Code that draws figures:
☆ ☆ ☆ ☆ ☆

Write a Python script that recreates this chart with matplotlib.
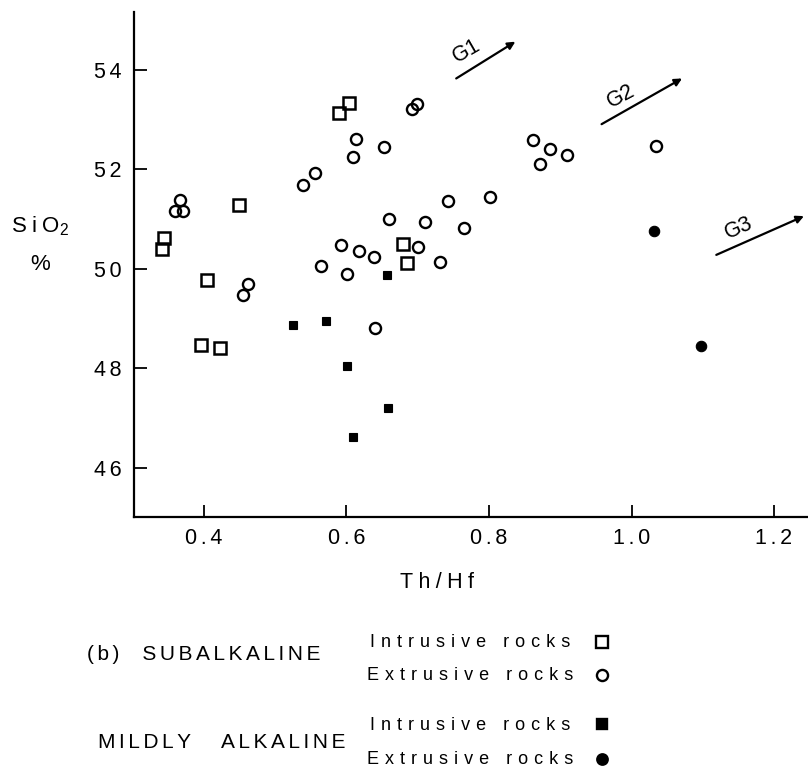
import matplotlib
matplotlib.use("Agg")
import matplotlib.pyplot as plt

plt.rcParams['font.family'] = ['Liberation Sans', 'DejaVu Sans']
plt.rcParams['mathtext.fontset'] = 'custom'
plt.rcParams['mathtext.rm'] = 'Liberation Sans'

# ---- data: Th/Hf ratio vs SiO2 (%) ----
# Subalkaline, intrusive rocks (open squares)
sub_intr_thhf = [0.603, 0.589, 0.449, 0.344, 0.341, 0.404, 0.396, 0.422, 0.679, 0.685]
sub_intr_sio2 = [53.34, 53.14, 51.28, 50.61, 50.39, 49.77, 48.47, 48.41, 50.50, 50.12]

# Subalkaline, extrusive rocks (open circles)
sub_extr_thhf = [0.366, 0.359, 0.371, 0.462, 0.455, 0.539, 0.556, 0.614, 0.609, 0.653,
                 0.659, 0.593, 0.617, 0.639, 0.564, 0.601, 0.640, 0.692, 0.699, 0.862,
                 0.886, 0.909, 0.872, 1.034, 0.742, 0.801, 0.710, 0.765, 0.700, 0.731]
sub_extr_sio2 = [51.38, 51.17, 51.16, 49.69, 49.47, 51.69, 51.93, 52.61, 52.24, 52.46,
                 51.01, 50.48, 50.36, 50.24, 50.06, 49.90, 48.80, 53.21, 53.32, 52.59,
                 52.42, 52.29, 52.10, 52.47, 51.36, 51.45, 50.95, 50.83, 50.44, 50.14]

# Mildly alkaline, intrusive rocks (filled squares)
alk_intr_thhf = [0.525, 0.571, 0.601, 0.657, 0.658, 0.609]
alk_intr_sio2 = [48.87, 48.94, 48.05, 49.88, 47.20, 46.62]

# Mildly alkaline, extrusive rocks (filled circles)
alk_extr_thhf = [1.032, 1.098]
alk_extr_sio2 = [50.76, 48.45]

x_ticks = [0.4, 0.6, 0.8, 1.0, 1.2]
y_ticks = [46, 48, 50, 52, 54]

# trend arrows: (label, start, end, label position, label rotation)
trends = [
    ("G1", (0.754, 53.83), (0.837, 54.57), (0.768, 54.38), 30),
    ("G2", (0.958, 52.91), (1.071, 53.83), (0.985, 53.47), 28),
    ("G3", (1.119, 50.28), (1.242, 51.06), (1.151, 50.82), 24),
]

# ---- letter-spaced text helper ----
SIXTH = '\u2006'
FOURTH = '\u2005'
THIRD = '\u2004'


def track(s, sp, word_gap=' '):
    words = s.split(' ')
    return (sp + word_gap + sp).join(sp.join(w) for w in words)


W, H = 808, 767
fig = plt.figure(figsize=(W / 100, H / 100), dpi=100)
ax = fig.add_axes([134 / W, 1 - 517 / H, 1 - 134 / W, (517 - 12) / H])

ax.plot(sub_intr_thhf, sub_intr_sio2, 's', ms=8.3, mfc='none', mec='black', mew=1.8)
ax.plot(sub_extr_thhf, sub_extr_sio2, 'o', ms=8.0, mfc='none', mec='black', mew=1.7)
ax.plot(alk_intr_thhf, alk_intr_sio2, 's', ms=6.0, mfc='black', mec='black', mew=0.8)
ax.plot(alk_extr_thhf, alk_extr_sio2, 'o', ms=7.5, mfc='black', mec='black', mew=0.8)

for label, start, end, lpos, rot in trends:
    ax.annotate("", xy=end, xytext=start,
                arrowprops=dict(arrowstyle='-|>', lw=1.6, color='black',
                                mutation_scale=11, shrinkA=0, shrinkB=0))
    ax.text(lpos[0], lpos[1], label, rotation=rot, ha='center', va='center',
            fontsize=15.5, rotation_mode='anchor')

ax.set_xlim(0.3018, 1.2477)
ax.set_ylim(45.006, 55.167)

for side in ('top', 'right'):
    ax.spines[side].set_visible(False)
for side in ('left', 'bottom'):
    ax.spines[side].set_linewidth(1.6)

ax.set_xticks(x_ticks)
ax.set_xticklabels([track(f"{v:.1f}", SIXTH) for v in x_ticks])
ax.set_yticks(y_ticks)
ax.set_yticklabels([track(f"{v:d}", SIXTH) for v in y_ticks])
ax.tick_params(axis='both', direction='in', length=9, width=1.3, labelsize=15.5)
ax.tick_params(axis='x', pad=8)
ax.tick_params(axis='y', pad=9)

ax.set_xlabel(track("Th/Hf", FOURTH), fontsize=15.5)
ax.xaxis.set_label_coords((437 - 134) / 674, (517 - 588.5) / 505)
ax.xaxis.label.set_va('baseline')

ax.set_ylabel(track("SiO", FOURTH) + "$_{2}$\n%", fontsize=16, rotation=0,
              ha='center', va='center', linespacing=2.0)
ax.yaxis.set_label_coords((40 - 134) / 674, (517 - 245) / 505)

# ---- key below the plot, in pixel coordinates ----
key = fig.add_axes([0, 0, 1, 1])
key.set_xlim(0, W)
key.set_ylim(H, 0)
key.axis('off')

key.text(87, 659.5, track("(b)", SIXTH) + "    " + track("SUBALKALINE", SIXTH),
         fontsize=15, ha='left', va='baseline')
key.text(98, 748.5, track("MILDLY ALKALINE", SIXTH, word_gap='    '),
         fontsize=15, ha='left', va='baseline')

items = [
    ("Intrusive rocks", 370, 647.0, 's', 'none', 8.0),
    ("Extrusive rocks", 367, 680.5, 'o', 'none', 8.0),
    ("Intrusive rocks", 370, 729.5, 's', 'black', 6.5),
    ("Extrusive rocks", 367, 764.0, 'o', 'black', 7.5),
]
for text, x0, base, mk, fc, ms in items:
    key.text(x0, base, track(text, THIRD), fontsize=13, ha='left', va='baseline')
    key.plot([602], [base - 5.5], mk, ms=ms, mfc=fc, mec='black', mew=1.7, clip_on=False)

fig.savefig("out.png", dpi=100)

☆ ☆ ☆ ☆ ☆

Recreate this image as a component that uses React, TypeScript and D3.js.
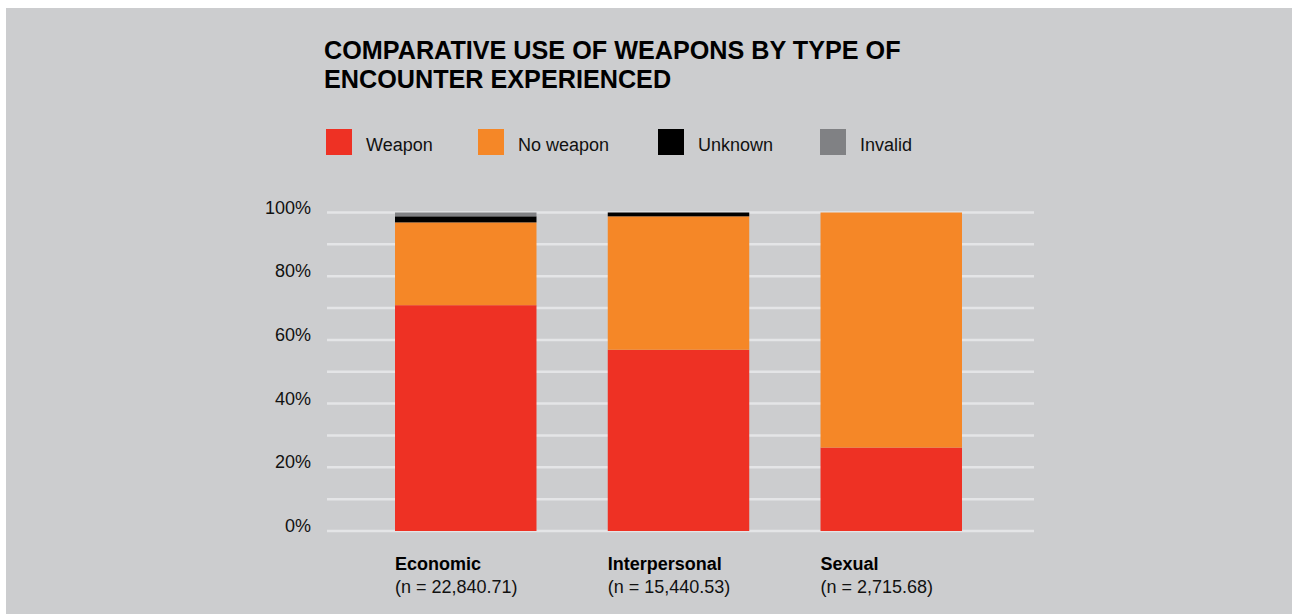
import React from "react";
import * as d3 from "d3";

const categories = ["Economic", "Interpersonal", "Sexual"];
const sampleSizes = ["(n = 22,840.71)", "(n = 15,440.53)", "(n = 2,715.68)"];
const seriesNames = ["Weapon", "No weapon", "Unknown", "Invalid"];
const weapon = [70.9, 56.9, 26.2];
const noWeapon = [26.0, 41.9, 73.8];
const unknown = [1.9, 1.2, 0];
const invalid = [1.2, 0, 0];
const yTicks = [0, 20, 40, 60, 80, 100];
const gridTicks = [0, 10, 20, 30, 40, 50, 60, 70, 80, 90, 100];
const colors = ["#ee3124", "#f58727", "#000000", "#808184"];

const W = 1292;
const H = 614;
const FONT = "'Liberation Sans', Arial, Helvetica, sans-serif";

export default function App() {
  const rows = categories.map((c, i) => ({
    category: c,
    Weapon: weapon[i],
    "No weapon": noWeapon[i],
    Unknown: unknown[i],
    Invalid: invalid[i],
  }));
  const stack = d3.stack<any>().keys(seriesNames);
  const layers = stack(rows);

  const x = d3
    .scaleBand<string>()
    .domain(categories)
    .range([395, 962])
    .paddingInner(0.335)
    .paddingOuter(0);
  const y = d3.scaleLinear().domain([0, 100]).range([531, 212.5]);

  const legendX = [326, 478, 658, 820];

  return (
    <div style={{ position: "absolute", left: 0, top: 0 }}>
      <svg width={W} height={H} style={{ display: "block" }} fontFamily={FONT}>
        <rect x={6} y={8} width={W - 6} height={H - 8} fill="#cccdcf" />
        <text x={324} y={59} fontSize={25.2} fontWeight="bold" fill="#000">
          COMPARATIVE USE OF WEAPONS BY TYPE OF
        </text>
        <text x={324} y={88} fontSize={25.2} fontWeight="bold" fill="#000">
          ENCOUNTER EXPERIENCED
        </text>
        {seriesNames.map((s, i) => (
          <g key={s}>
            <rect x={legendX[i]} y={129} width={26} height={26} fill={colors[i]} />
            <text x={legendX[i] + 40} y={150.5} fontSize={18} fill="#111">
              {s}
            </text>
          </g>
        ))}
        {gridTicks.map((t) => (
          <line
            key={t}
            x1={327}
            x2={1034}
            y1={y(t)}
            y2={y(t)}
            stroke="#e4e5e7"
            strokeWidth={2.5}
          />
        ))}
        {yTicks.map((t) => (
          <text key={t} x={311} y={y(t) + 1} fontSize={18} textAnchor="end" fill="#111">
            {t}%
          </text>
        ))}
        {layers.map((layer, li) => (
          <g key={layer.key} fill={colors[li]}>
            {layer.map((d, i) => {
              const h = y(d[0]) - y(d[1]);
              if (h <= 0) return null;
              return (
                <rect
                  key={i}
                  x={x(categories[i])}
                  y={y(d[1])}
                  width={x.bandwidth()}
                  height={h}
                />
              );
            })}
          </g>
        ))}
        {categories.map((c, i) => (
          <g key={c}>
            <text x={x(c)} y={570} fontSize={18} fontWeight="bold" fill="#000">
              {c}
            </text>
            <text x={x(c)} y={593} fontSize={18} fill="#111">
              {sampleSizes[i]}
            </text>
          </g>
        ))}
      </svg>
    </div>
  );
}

☆ ☆ ☆ ☆ ☆

What you need to do
Set down the lines running from the one with "Write a Python" through the one with "48.41, 50.50, 50.12]", both ends kept, exactly and with no pictures.

Solution to the exercise
Write a Python script that recreates this chart with matplotlib.
import matplotlib
matplotlib.use("Agg")
import matplotlib.pyplot as plt

plt.rcParams['font.family'] = ['Liberation Sans', 'DejaVu Sans']
plt.rcParams['mathtext.fontset'] = 'custom'
plt.rcParams['mathtext.rm'] = 'Liberation Sans'

# ---- data: Th/Hf ratio vs SiO2 (%) ----
# Subalkaline, intrusive rocks (open squares)
sub_intr_thhf = [0.603, 0.589, 0.449, 0.344, 0.341, 0.404, 0.396, 0.422, 0.679, 0.685]
sub_intr_sio2 = [53.34, 53.14, 51.28, 50.61, 50.39, 49.77, 48.47, 48.41, 50.50, 50.12]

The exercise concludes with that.